Становясь спутницей, река поразительно притягивает к себе, обволакивает собой, сковывает беспокойную память, которой только и остается — запоминать неторопливую речь дороги, движение, от мыса к мысу, от знака к знаку и от встречи к встрече.
Высокий и немного болезненно худощавый мужчина в фуражке речника и с бородой, что было непривычно для человека среднего возраста в те времена, когда бриться было всеобщим правилом, мне встречался нередко возле гастронома на улице Серышева. В гастрономе он набирал полные сетки крупы, сахара, консервов и махорки. И никогда оттуда не торчали облитые белым сургучом головки бутылок водки, «белая головка», как ее тогда звали.
Он всегда уходил в сторону порта, вниз по Калининой. Иногда рядом с ним была голенастая, дочерна загорелая, худая женщина в косынке. Вероятно, его жена. Я их видел из лета в лето.
Ручаюсь, он не был злым, жестоким, несправедливым или еще отчего-либо нехорошим человеком. Дети, совершенно интуитивно, может быть по взгляду, определяют это тотчас и куда лучше, чем взрослые. Из глубоких глазных впадин он поглядывал умно, живо, внимательно и неназойливо. В бедолажной, шальной или нервной гастрономовской толпе и очередях он держался спокойно и независимо, с достоинством. Он выделялся среди одуревших от работы или от тягот жизни, от пьянства людей, толкавшихся возле магазина и у прилавков.
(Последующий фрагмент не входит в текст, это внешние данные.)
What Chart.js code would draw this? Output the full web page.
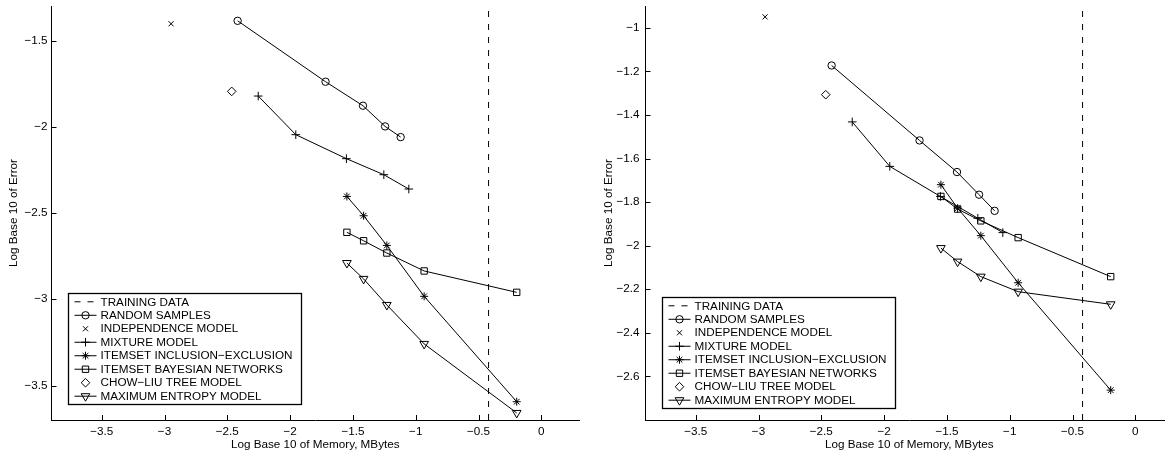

И нравился своей непоказной заботой о женщине, жилистой, но не изможденной, веселой ситцевой принцессе.
Не знаю вовсе почему, он производил впечатление человека начитанного и куда грамотнее, развитее многих взрослых, с кем приходилось сталкиваться. Какое-то время я даже думал — не переодетый ли это писатель? Позже, учась в старших классах и набравшись кое-чего об античности, я прозвал его речным Сократом.
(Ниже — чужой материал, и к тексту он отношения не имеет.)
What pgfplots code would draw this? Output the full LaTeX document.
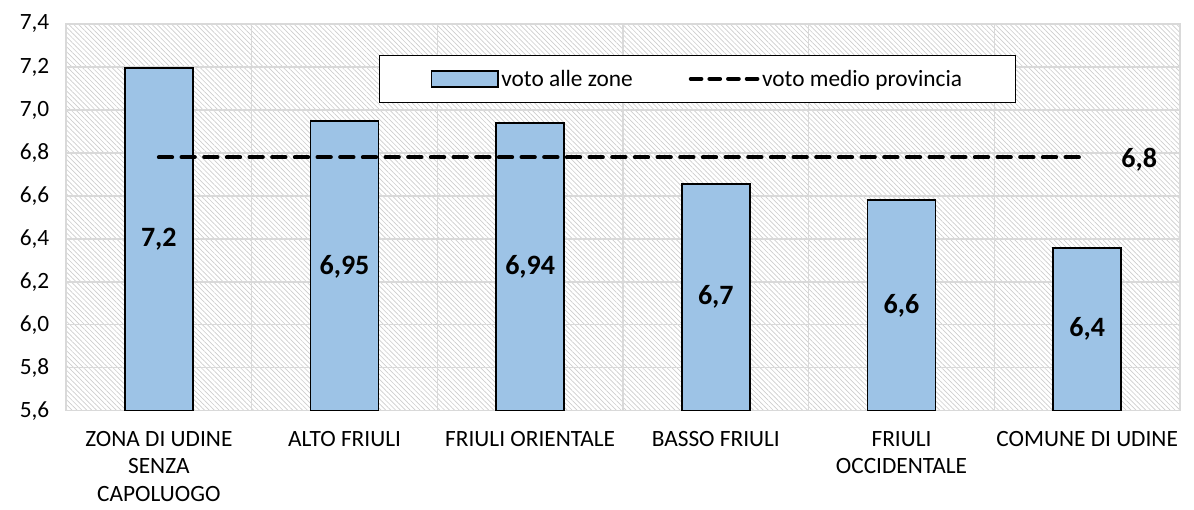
\documentclass[border=0pt]{standalone}
\usepackage{fontspec}
\setmainfont{Carlito}
\usepackage{pgfplots}
\pgfplotsset{compat=1.18}
\usetikzlibrary{patterns.meta}
\definecolor{barblue}{HTML}{9DC3E6}
\definecolor{gridc}{HTML}{D9D9D9}
\definecolor{hatchc}{HTML}{CDCDCD}
\begin{document}
\begin{tikzpicture}
\begin{axis}[
  scale only axis, width=835.5pt, height=290pt,
  xmin=-0.5, xmax=5.5, ymin=5.6, ymax=7.4,
  ytick={5.6,5.8,6.0,6.2,6.4,6.6,6.8,7.0,7.2,7.4},
  xtick={0,1,2,3,4,5},
  xticklabels={{ZONA DI UDINE\\SENZA\\CAPOLUOGO},{ALTO FRIULI},{FRIULI ORIENTALE},{BASSO FRIULI},{FRIULI\\OCCIDENTALE},{COMUNE DI UDINE}},
  minor xtick={-0.5,0.5,1.5,2.5,3.5,4.5,5.5},
  xminorgrids=true, ymajorgrids=true, xmajorgrids=false,
  major tick length=0pt, minor tick length=0pt,
  grid style={gridc, line width=1.1pt},
  minor grid style={gridc, line width=1.1pt},
  axis line style={gridc, line width=1.1pt},
  axis background/.style={pattern={Lines[angle=-45,distance=2.6pt,line width=0.5pt]}, pattern color=hatchc},
  /pgf/number format/.cd, use comma, fixed, fixed zerofill, precision=1, assume math mode=true,
  /pgfplots/.cd,
  yticklabel style={font=\fontsize{17.5}{21}\selectfont, xshift=-9pt},
  xticklabel style={font=\fontsize{17.5}{20.5}\selectfont, align=center, yshift=-12pt},
  legend style={at={(rel axis cs:0.567,0.858)}, anchor=center, draw=black, line width=0.8pt,
    font=\fontsize{17.5}{21}\selectfont, inner xsep=38pt, inner ysep=9pt,
    /tikz/every even column/.append style={column sep=40pt}},
  legend columns=2,
  legend cell align=left,
]
\addplot[ybar, bar width=51pt, fill=barblue, draw=black, line width=1.1pt,
  legend image code/.code={\draw[fill=barblue, draw=black, line width=1.1pt] (0pt,-6pt) rectangle (50pt,6pt);}]
  coordinates {(0,7.195) (1,6.949) (2,6.940) (3,6.656) (4,6.580) (5,6.358)};
\addlegendentry{voto alle zone}
\addplot[black, line width=3pt, dash pattern=on 10pt off 7pt, line cap=round,
  legend image code/.code={\draw[black, line width=3pt, dash pattern=on 8pt off 6pt, line cap=round] (2pt,0pt) -- (52pt,0pt);}]
  coordinates {(0,6.78) (5,6.78)};
\addlegendentry{voto medio provincia}
\addplot[draw=none, forget plot, nodes near coords, point meta=explicit symbolic,
  nodes near coords style={font=\bfseries\fontsize{21}{25}\selectfont, anchor=center}]
  table[meta=lab] {
x y lab
0 6.40 7,2
1 6.27 6,95
2 6.27 6,94
3 6.13 6,7
4 6.09 6,6
5 5.98 6,4
};
\node[font=\bfseries\fontsize{21}{25}\selectfont] at (axis cs:5.28,6.77) {6,8};
\end{axis}
\pgfresetboundingbox
\path[use as bounding box] ([shift={(-49.5pt,-74.25pt)}]current axis.south west) rectangle ([shift={(10.5pt,18pt)}]current axis.north east);
\end{tikzpicture}
\end{document}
Он всегда был в фуражке речника.
Наконец, совершенно случайно, мне удалось вызнать, кем он работал. Я столкнулся с ним на пирсе грузового порта. Поставив набитые сетки На Землю, он договаривался со старшиной катера о перевозе на одну из барж, стоявших, под левым берегом.
Он оказался шкипером.
Шкиперы, какими я их видел и запомнил, были самыми основательными из речников. Они жили на баржах семьями, со всеми своими пожитками, а то и хозяйством. Тянет буксир такую баржу, а на ее корме, возле жилой надстройки, развевается белье, суетятся куры, кудахчут и торкаются в щели палубы, под окнами играют дети. Из домика выйдет женщина с тазом, выплеснет за борт грязную воду. Дымок из небольшой трубы вьется — стряпней попахивает. И над всем этим, на высоте служебного положения — в рулевой рубке, поставленной вторым этажом домика, возле огромного штурвала маячит неподвижная, как памятник, фигура самого шкипера. Следя за буксирным пароходом, он ворочает штурвал, вслед за которым разворачивается громадное деревянное рулевое перо, где по верхнему брусу можно бы выстроить шеренгой взвод солдат. А в кильватерной струе на канате мечется маленькая плоскодонка.
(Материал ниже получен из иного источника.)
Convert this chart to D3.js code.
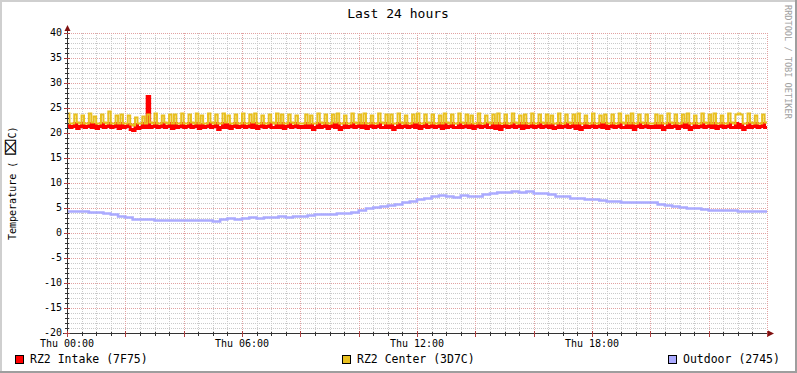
<!DOCTYPE html>
<html><head><meta charset="utf-8">
<script src="https://cdn.jsdelivr.net/npm/d3@7"></script>
<style>
body{margin:0;background:#fff}
svg{display:block}
text{font-family:"DejaVu Sans Mono",monospace}
</style>
</head><body>
<svg id="c" width="797" height="373"></svg>
<script>
// ---------- data ----------
const chartTitle = "Last 24 hours";
const yAxisLabelParts = ["Temperature (", "\u2327", "C)"];
const creditText = "RRDTOOL / TOBI OETIKER";
const seriesNames = ["RZ2 Intake (7F75)", "RZ2 Center (3D7C)", "Outdoor (2745)"];
const seriesColors = ["#ff0000", "#e8c020", "#aaaaff"];
const yTickValues = [-20, -15, -10, -5, 0, 5, 10, 15, 20, 25, 30, 35, 40];
const xLabelHours = [0, 6, 12, 18];
const xLabelTexts = ["Thu 00:00", "Thu 06:00", "Thu 12:00", "Thu 18:00"];
const stepMinutesFast = 5;     // intake / center sample step
const stepMinutesOutdoor = 15; // outdoor sample step

// RZ2 Intake, 5-minute samples, 00:00 .. 23:55
const intake = [
21.8,21.2,21.5,22.0,21.0,21.4,21.9,21.1,21.5,22.1,21.3,21.8,21.0,21.4,22.0,21.2,21.5,22.1,21.1,21.4,21.9,21.0,22.0,21.2,
21.4,21.8,20.9,20.6,21.7,21.0,21.3,21.9,21.2,27.5,21.3,21.5,22.0,21.1,21.4,21.9,21.2,21.5,22.1,21.0,21.9,21.1,21.4,22.0,
21.1,21.4,22.0,21.2,21.5,22.1,21.0,21.8,21.1,21.4,22.0,21.2,21.5,21.9,20.9,21.3,22.0,21.1,21.8,21.0,21.4,22.1,21.2,21.5,
22.0,21.1,21.4,21.9,21.2,22.0,21.0,21.4,21.9,21.2,21.5,22.0,21.1,21.3,22.1,21.2,21.9,21.0,21.4,22.0,21.1,21.5,21.9,21.2,
21.5,21.3,22.0,21.1,21.8,20.9,21.3,22.0,21.2,21.5,21.9,21.0,21.4,22.1,21.2,22.0,20.8,21.3,21.9,21.1,21.5,22.0,21.2,21.4,
21.9,21.1,22.0,21.0,21.4,21.9,21.2,21.5,22.1,21.1,21.3,22.0,21.2,21.8,20.8,21.3,22.0,21.1,21.5,21.9,21.2,21.4,22.0,21.1,
22.0,21.0,21.4,21.9,21.1,21.5,22.0,21.2,21.4,21.9,21.0,22.1,21.2,21.5,21.9,21.1,21.3,22.0,21.2,21.5,22.0,21.1,21.8,21.0,
21.4,22.0,21.1,21.5,21.9,21.2,21.3,22.0,21.0,22.0,20.9,21.4,21.9,21.1,21.5,22.1,21.2,21.4,21.9,21.0,21.9,21.1,21.4,22.0,
21.2,21.5,22.0,21.1,21.4,21.9,21.2,21.8,21.0,21.3,22.0,21.1,21.5,21.9,21.2,21.4,22.1,21.0,22.0,20.9,21.3,21.9,21.2,21.5,
22.0,21.1,21.4,21.9,21.2,22.0,21.0,21.4,21.9,21.1,21.5,22.1,21.2,21.3,21.9,21.1,22.0,20.9,21.4,22.0,21.2,21.5,21.9,21.1,
21.5,21.3,22.0,21.1,21.9,20.9,21.3,22.0,21.2,21.5,21.9,21.0,21.4,22.0,21.2,21.9,20.8,21.3,21.9,21.1,21.5,22.0,21.2,21.4,
21.9,21.1,22.0,21.0,21.4,21.9,21.2,21.5,22.1,21.1,21.3,22.0,21.2,21.8,20.9,21.3,22.0,21.1,21.5,21.9,21.2,21.4,22.0,21.1
];

// RZ2 Center, 5-minute samples, 00:00 .. 23:55
const center = [
24.0,22.1,22.0,23.7,22.2,21.9,23.6,22.1,22.0,23.9,22.2,23.5,22.0,21.9,23.8,22.2,22.0,24.5,22.1,22.0,23.6,22.1,23.8,22.0,
21.9,23.6,21.8,21.6,23.3,22.0,21.9,23.5,22.1,23.8,22.2,22.0,23.9,22.1,21.9,23.6,22.2,22.0,23.8,22.1,23.7,22.0,21.9,23.9,
22.1,21.9,23.8,22.2,22.0,23.9,22.1,23.6,22.0,21.9,24.0,22.2,22.0,23.7,22.1,21.9,23.9,22.2,23.6,22.0,21.9,23.8,22.1,22.0,
23.9,22.1,21.9,23.7,22.2,24.0,22.0,21.9,23.6,22.1,22.0,23.8,22.2,21.9,23.9,22.1,23.7,22.0,21.9,23.8,22.2,22.0,23.6,22.1,
22.0,21.9,23.8,22.1,23.6,22.0,21.9,23.9,22.2,22.0,23.7,22.1,21.9,23.8,22.2,24.0,22.0,21.9,23.6,22.1,22.0,23.9,22.2,21.9,
23.7,22.1,23.9,22.0,21.9,23.6,22.1,22.0,24.0,22.2,21.9,23.8,22.1,23.7,22.0,21.9,23.9,22.2,22.0,23.6,22.1,21.9,23.8,22.2,
24.1,22.1,21.9,23.7,22.2,22.0,23.8,22.1,21.9,23.6,22.0,23.9,22.2,22.0,23.7,22.1,21.9,24.0,22.2,22.0,23.8,22.1,23.6,22.0,
21.9,23.9,22.1,22.0,23.6,22.2,21.9,23.8,22.1,24.0,22.0,21.9,23.7,22.1,22.0,23.9,22.2,21.9,23.6,22.1,23.8,22.0,21.9,24.1,
22.1,21.9,23.7,22.2,22.0,23.8,22.1,23.6,22.0,21.9,23.9,22.1,22.0,23.7,22.2,21.9,23.8,22.1,24.0,22.0,21.9,23.6,22.1,22.0,
23.9,22.1,21.9,23.6,22.2,23.8,22.0,21.9,23.7,22.1,22.0,24.0,22.2,21.9,23.6,22.1,23.9,22.0,21.9,23.8,22.2,22.0,23.7,22.1,
22.0,21.9,23.8,22.1,23.6,22.0,21.9,23.9,22.2,22.0,23.7,22.1,21.9,23.8,22.2,24.0,22.0,21.9,23.6,22.1,22.0,23.9,22.2,21.9,
23.7,22.1,23.9,22.0,21.9,23.6,22.1,22.0,24.0,22.2,21.9,23.8,24.1,23.7,22.0,21.9,23.9,22.2,22.0,23.6,22.1,21.9,23.8,22.2
];

// Outdoor, 15-minute samples, 00:00 .. 23:45
const outdoor = [
4.5,4.5,4.4,4.3,4.2,4.1,3.9,3.4,3.2,2.9,2.9,2.8,2.6,2.6,2.6,2.6,2.6,2.6,2.7,2.6,2.5,2.9,3.0,2.9,
3.1,3.2,3.1,3.2,3.2,3.3,3.2,3.3,3.3,3.6,3.8,3.8,3.8,4.0,4.1,4.3,4.6,4.9,5.2,5.4,5.7,5.8,6.3,6.5,
6.9,7.1,7.5,7.7,7.4,7.2,7.6,7.5,7.5,7.9,8.0,8.2,8.3,8.5,8.3,8.4,8.0,8.0,7.8,7.5,7.4,7.1,7.0,6.9,
6.7,6.6,6.4,6.4,6.3,6.2,6.3,6.2,6.2,5.8,5.6,5.4,5.2,5.1,5.0,4.8,4.7,4.6,4.6,4.6,4.5,4.5,4.5,4.4
];

// ---------- drawing ----------
const svg = d3.select("#c");
const W = 797, H = 373;
const start = new Date(2015, 0, 1, 0, 0); // a Thursday
const end = d3.timeHour.offset(start, 24);

const x = d3.scaleTime().domain([start, end]).range([67, 767]);
const y = d3.scaleLinear().domain([-20, 40]).range([333, 33]);
const px = v => Math.round(v) + 0.5;

svg.append("rect").attr("width", W).attr("height", H).attr("fill", "#ffffff");
// shaded frame
svg.append("rect").attr("x", 0).attr("y", 0).attr("width", W).attr("height", 2).attr("fill", "#cfcfcf");
svg.append("rect").attr("x", 0).attr("y", 0).attr("width", 2).attr("height", H).attr("fill", "#cfcfcf");
svg.append("rect").attr("x", 0).attr("y", H - 2).attr("width", W).attr("height", 2).attr("fill", "#9e9e9e");
svg.append("rect").attr("x", W - 2).attr("y", 0).attr("width", 2).attr("height", H).attr("fill", "#9e9e9e");

const grid = svg.append("g").attr("shape-rendering", "crispEdges");
const minorColor = "#cacaca", majorColor = "#e2a2a2";

// horizontal grid
const yMinor = d3.range(-20, 41, 1).filter(v => v % 5 !== 0);
grid.selectAll(".hmin").data(yMinor).join("line")
  .attr("x1", 67).attr("x2", 767)
  .attr("y1", d => px(y(d))).attr("y2", d => px(y(d)))
  .attr("stroke", minorColor).attr("stroke-dasharray", "1,1");
// vertical grid
const xMinor = d3.timeMinute.every(30).range(start, d3.timeMinute.offset(end, 1)).filter(d => d.getMinutes() !== 0 || d.getHours() % 2 !== 0);
grid.selectAll(".vmin").data(xMinor).join("line")
  .attr("y1", 33).attr("y2", 333)
  .attr("x1", d => px(x(d))).attr("x2", d => px(x(d)))
  .attr("stroke", minorColor).attr("stroke-dasharray", "1,1");
const xMajor = d3.timeHour.every(2).range(start, d3.timeMinute.offset(end, 1));
grid.selectAll(".vmaj").data(xMajor).join("line")
  .attr("y1", 33).attr("y2", 333)
  .attr("x1", d => px(x(d))).attr("x2", d => px(x(d)))
  .attr("stroke", majorColor).attr("stroke-dasharray", "1,1");
grid.selectAll(".hmaj").data(yTickValues).join("line")
  .attr("x1", 67).attr("x2", 767)
  .attr("y1", d => px(y(d))).attr("y2", d => px(y(d)))
  .attr("stroke", majorColor).attr("stroke-dasharray", "1,1");

// series
function toPoints(arr, stepMin) {
  const pts = arr.map((v, i) => ({ t: d3.timeMinute.offset(start, i * stepMin), v }));
  pts.push({ t: end, v: arr[arr.length - 1] });
  return pts;
}
const line = d3.line()
  .x(d => x(d.t))
  .y(d => Math.round(y(d.v)) + 0.5)
  .curve(d3.curveStepAfter);

const series = [
  { data: toPoints(intake, stepMinutesFast), color: seriesColors[0], w: 3 },
  { data: toPoints(center, stepMinutesFast), color: seriesColors[1], w: 2 },
  { data: toPoints(outdoor, stepMinutesOutdoor), color: seriesColors[2], w: 2.5 }
];
series.forEach(s => {
  svg.append("path").attr("d", line(s.data))
    .attr("fill", "none").attr("stroke", s.color).attr("stroke-width", s.w)
    .attr("stroke-linejoin", "miter");
});

// axes
const axisColor = "#333333", arrowColor = "#801010", majorTickColor = "#b04040";
const ax = svg.append("g").attr("shape-rendering", "crispEdges");
ax.append("line").attr("x1", 63).attr("x2", 771).attr("y1", px(y(-20))).attr("y2", px(y(-20))).attr("stroke", axisColor);
ax.append("line").attr("x1", px(x(start))).attr("x2", px(x(start))).attr("y1", 337).attr("y2", 30).attr("stroke", axisColor);
// x ticks
ax.selectAll(".xt").data(xMinor).join("line")
  .attr("x1", d => px(x(d))).attr("x2", d => px(x(d)))
  .attr("y1", 332).attr("y2", 336).attr("stroke", axisColor);
ax.selectAll(".xT").data(xMajor).join("line")
  .attr("x1", d => px(x(d))).attr("x2", d => px(x(d)))
  .attr("y1", 331).attr("y2", 337).attr("stroke", majorTickColor);
// y ticks
ax.selectAll(".yt").data(yMinor).join("line")
  .attr("y1", d => px(y(d))).attr("y2", d => px(y(d)))
  .attr("x1", 65).attr("x2", 69).attr("stroke", axisColor);
ax.selectAll(".yT").data(yTickValues).join("line")
  .attr("y1", d => px(y(d))).attr("y2", d => px(y(d)))
  .attr("x1", 64).attr("x2", 70).attr("stroke", majorTickColor);
// arrows
svg.append("path").attr("d", "M768,330.5L774,333.5L768,336.5Z").attr("fill", arrowColor);
svg.append("path").attr("d", "M64.5,31L67.5,25L70.5,31Z").attr("fill", arrowColor);

// y labels
svg.selectAll(".yl").data(yTickValues).join("text")
  .attr("x", 62).attr("y", d => y(d)).attr("dy", "0.34em")
  .attr("text-anchor", "end").attr("font-size", 10).attr("fill", "#000")
  .text(d => d);
// x labels
svg.selectAll(".xl").data(xLabelHours).join("text")
  .attr("x", d => x(d3.timeHour.offset(start, d))).attr("y", 347)
  .attr("text-anchor", "middle").attr("font-size", 10).attr("fill", "#000")
  .text((d, i) => xLabelTexts[i]);

// title
svg.append("text").attr("x", 398).attr("y", 18).attr("text-anchor", "middle")
  .attr("font-size", 13).attr("fill", "#000").text(chartTitle);
// y axis label
const yl = svg.append("text").attr("transform", "translate(16,240) rotate(-90)")
  .attr("text-anchor", "start").attr("font-size", 10).attr("fill", "#000");
yl.append("tspan").text(yAxisLabelParts[0]);
yl.append("tspan").attr("dx", 6).attr("font-size", 15).attr("font-family", "DejaVu Sans").text(yAxisLabelParts[1]);
yl.append("tspan").attr("font-size", 10).text(yAxisLabelParts[2]);
// credit
svg.append("text").attr("transform", "translate(785,5) rotate(90)")
  .attr("font-size", 8.6).attr("fill", "#a0a0a0").text(creditText);

// legend
const legendX = [15.5, 342.5, 668.5];
seriesNames.forEach((n, i) => {
  svg.append("rect").attr("x", legendX[i]).attr("y", 355.5).attr("width", 8).attr("height", 8)
    .attr("fill", seriesColors[i]).attr("stroke", "#000").attr("stroke-width", 1);
  svg.append("text").attr("x", legendX[i] + 14.5).attr("y", 363).attr("font-size", 11.5)
    .attr("fill", "#000").text(n);
});
</script>
</body></html>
Само собой разумеется, не все из шкиперов были Сократами, как и не всякий министр — непременно образец человечества.
Большинство из них, кого я знал, умели толково разговаривать, интересно судить и рассудительно оценивать, развивать мысль убедительно и стойко, как бы, по всеобщей привычке, разговор не перескакивал с темы на тему (когда начнут за здравие любви, а кончат за упокой политики!). Я подмечал в них, в их манере спрашивать или отзываться о ком-то, душевную деликатность и такт, которыми еще не слишком богато человечество. Они отличались превосходной памятью, любопытными наблюдениями над жизнью и природой. Вполне возможно, все это оттого, что они располагали все-таки большей свободой распоряжаться своим временем, чем многие другие. А когда у тебя есть лишняя возможность почитать, послушать, понаблюдать и подумать — значит, еще как немало! Человека-то создал и развивает не лошадиный труд, а работа головой прежде всего.
Но откуда бы у этих людей был такой мощный слой доброты, захватывающей даже самые непроизвольные движения души и светящейся даже из самой потаенной глубины глаз, как не дар реки, как не отражение ее способности с мягким и неторопливым упорством течь к океану, глубины ее русла и ее неизменности в служении людям и жизни. Как не награда реки.